I believe it is possible to configure:

 possible it is very specific for OS, but I think it is better to configure
"strategy" not
to detect it from OS name and "Administrators Guide" is more usefull thing
in this case.

----- Original Message -----
From: "Berin Loritsch" <>
To: "'Jakarta Commons Developers List'" <>
Sent: Friday, August 23, 2002 3:20 PM
Subject: RE: [lang] System properties

> > From: Juozas Baliuka []
> >
> > Hi,
> > I do not like any kind of OS detection, I think it useless.

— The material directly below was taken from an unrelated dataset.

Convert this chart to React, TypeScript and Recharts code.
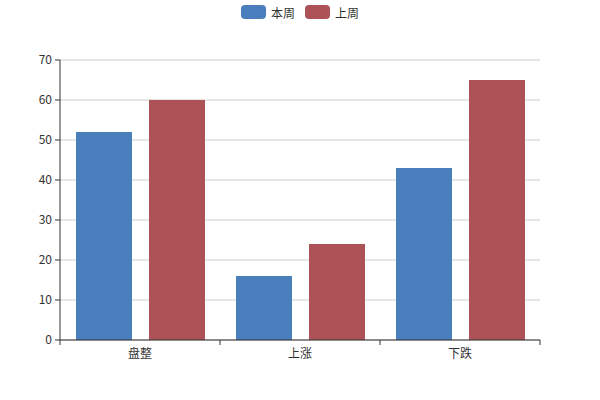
import React from 'react';
import { BarChart, Bar, XAxis, YAxis, CartesianGrid, Legend } from 'recharts';

const categories = ['盘整', '上涨', '下跌'];
const thisWeek = [52, 16, 43];
const lastWeek = [60, 24, 65];
const yTicks = [0, 10, 20, 30, 40, 50, 60, 70];

const seriesNames = { thisWeek: '本周', lastWeek: '上周' };
const colors = { thisWeek: '#4b7ebc', lastWeek: '#ad5357' };

const data = categories.map((name, i) => ({
    name,
    thisWeek: thisWeek[i],
    lastWeek: lastWeek[i],
}));

const FONT = '"Microsoft YaHei", "Noto Sans CJK SC", sans-serif';
const BAND = 160;

function CategoryTick(props: any) {
    const { x, y, payload, index } = props;
    const last = index === categories.length - 1;
    return (
        <g>
            <line x1={x - BAND / 2} y1={y - 8} x2={x - BAND / 2} y2={y - 3} stroke="#333" />
            {last && <line x1={x + BAND / 2} y1={y - 8} x2={x + BAND / 2} y2={y - 3} stroke="#333" />}
            <text x={x} y={y + 10} textAnchor="middle" fontSize={12} fill="#333" fontFamily={FONT}>
                {payload.value}
            </text>
        </g>
    );
}

function TopLegend() {
    const items = [
        { key: 'thisWeek', label: seriesNames.thisWeek, color: colors.thisWeek },
        { key: 'lastWeek', label: seriesNames.lastWeek, color: colors.lastWeek },
    ];
    return (
        <div style={{ display: 'flex', justifyContent: 'center', gap: 10, height: 16, fontFamily: FONT, fontSize: 12, color: '#333' }}>
            {items.map(it => (
                <div key={it.key} style={{ display: 'flex', alignItems: 'center' }}>
                    <span style={{ display: 'inline-block', width: 25, height: 14, borderRadius: 4, background: it.color, marginRight: 5 }} />
                    <span>{it.label}</span>
                </div>
            ))}
        </div>
    );
}

export default function App() {
    return (
        <div style={{ position: 'absolute', left: 0, top: 0, width: 600, height: 400, background: '#fff' }}>
            <BarChart
                width={600}
                height={400}
                data={data}
                margin={{ top: 44, right: 60, left: 0, bottom: 30 }}
                barCategoryGap={16}
                barGap={17}
            >
                <CartesianGrid stroke="#ccc" vertical={false} />
                <Legend verticalAlign="top" align="center" height={16} wrapperStyle={{ top: 4, left: 0, width: 600 }} content={<TopLegend />} />
                <XAxis
                    dataKey="name"
                    height={30}
                    axisLine={{ stroke: '#333' }}
                    tickLine={false}
                    tick={<CategoryTick />}
                    interval={0}
                />
                <YAxis
                    width={60}
                    domain={[0, 70]}
                    ticks={yTicks}
                    axisLine={{ stroke: '#333' }}
                    tickLine={{ stroke: '#333' }}
                    tickSize={5}
                    tickMargin={3}
                    tick={{ fontSize: 12, fill: '#333', fontFamily: FONT }}
                />
                <Bar dataKey="thisWeek" name={seriesNames.thisWeek} fill={colors.thisWeek} isAnimationActive={false} />
                <Bar dataKey="lastWeek" name={seriesNames.lastWeek} fill={colors.lastWeek} isAnimationActive={false} />
            </BarChart>
        </div>
    );
}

> > Things must be configured, not detected from System
> > properties by OS name.
> >
> > Like "pool.maxThreads=40" and not this kind of crap:
> <snip/>
> > Doe's somebody knows "good" usage for OS_XXX ?

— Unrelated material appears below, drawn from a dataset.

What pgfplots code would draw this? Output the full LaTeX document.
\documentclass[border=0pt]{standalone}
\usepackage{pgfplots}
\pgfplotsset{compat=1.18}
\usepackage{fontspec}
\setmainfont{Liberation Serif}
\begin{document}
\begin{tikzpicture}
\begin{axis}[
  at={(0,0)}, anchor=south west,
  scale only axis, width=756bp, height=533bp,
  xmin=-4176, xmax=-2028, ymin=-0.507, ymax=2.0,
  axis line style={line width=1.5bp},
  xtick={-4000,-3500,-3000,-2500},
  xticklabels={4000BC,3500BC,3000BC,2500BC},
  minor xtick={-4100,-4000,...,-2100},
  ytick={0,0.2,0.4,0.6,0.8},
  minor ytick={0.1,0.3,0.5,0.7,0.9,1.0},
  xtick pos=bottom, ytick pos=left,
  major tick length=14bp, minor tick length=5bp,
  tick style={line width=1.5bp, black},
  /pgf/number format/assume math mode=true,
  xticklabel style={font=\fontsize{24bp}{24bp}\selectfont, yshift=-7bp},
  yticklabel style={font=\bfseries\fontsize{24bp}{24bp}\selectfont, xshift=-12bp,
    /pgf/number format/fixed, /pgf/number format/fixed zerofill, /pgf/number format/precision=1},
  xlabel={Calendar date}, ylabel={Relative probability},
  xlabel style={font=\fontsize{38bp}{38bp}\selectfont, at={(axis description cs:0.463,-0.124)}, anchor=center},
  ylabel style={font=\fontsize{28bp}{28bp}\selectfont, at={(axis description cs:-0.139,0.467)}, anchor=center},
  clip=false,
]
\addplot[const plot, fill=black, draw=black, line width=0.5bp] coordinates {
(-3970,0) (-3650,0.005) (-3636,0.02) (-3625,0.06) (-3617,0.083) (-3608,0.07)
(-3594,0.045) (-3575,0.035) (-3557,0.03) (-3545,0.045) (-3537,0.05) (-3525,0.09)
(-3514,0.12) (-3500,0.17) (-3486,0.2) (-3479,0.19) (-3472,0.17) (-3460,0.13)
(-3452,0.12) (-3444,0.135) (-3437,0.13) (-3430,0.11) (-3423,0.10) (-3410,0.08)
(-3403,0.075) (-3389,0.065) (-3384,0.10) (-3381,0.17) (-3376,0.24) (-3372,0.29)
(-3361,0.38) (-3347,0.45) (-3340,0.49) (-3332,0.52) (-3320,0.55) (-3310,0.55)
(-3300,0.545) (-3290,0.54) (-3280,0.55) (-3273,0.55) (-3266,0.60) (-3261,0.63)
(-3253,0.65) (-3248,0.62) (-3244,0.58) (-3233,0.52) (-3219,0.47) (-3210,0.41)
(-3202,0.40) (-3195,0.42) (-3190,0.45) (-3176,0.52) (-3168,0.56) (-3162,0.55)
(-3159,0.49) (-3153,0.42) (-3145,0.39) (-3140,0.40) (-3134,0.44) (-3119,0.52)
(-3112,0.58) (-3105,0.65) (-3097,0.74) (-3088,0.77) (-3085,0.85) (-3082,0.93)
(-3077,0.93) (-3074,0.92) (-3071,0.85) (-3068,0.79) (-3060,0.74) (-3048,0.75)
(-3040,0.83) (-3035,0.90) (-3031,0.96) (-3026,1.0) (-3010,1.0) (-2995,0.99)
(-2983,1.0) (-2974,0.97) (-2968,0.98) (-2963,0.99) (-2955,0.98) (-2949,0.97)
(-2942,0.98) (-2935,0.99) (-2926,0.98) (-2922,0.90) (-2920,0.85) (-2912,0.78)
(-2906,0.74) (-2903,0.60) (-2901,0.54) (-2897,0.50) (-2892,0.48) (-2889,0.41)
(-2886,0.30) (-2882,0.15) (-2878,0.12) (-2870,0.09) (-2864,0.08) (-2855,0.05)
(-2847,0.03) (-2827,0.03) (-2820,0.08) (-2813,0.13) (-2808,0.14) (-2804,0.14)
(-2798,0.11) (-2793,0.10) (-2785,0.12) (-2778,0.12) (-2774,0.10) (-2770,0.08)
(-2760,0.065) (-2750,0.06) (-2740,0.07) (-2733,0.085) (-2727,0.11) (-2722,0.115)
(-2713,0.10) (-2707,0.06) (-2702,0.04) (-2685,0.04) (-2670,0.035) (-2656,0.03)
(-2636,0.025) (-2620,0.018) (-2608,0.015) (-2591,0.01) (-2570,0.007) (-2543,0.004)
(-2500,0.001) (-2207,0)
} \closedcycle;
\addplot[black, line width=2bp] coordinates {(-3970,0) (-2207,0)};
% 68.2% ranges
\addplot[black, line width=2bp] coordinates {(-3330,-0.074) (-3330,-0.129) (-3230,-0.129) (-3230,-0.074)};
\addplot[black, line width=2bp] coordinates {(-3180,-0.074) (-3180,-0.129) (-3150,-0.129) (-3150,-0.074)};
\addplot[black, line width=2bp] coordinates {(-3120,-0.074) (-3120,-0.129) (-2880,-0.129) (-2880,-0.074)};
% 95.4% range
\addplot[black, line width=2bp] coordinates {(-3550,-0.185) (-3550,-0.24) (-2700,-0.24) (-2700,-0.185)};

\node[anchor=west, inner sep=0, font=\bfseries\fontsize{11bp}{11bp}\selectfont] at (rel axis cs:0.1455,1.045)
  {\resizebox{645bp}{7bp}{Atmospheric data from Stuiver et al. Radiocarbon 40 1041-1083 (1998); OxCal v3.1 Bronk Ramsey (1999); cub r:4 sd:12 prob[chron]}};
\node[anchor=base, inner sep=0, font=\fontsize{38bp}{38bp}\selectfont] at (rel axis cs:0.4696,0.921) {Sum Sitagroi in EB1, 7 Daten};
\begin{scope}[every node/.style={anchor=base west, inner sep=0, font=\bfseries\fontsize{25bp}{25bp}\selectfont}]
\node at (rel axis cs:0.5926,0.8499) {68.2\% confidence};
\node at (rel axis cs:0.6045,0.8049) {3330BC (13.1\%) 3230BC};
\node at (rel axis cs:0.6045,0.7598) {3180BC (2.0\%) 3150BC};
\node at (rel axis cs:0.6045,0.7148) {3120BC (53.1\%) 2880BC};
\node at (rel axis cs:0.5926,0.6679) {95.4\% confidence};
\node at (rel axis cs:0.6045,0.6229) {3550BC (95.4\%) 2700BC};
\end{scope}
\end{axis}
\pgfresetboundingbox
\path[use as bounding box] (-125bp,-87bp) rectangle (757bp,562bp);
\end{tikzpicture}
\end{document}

> For OS_XXX? no.  There are no good usages in *Java*.  There
> are a number of uses in C++, etc. where you may have to make
> decisions based on the processor type or platform--i.e.
> enabling some optimizations that are specific to a platform.

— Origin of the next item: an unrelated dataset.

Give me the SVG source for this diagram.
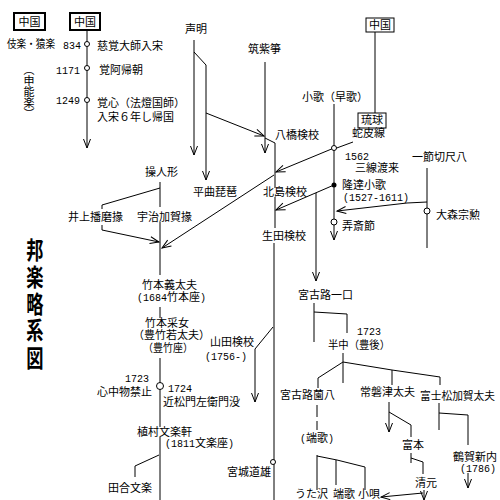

> In Java, the best we can do is display a little bit of system
> information.
> What is the most useful bit of information is how many
> processors exist.  The clumsy way is to require the user
> to specify that in a property:
> system.numcpus=2
> And then later use that for threadpool sizing for an event based
> system.  You can choose to have more than one thread per CPU,
> or you can have a set of threads that you just use.
> I honestly think the number of CPUs helps in the decision process,
> because the system can handle that many more threads.  The only
> problem is that there is no *currently* standard way of grabbing
> that information.
> Win 9x can only support one processor
> Win NT/2000/XP use environment variables
> UNIX systems usually have support for the /proc filesystem
> Now, to reduce the number of "plug-ins" for the types of
> platforms we can grab the number of CPUs from, the OS_XXX
> macros can really help.  Windows95, Windows98, WindowsME
> are all essentially the same plugin with a different name.
> Same with the WindowsNT, Windows2000, and WindowsXP plugins.
> The Linux plugin uses the /proc filesystem--which all UNIX
> platforms should be able to support.
> Outside of that, there is no real benefit I can see.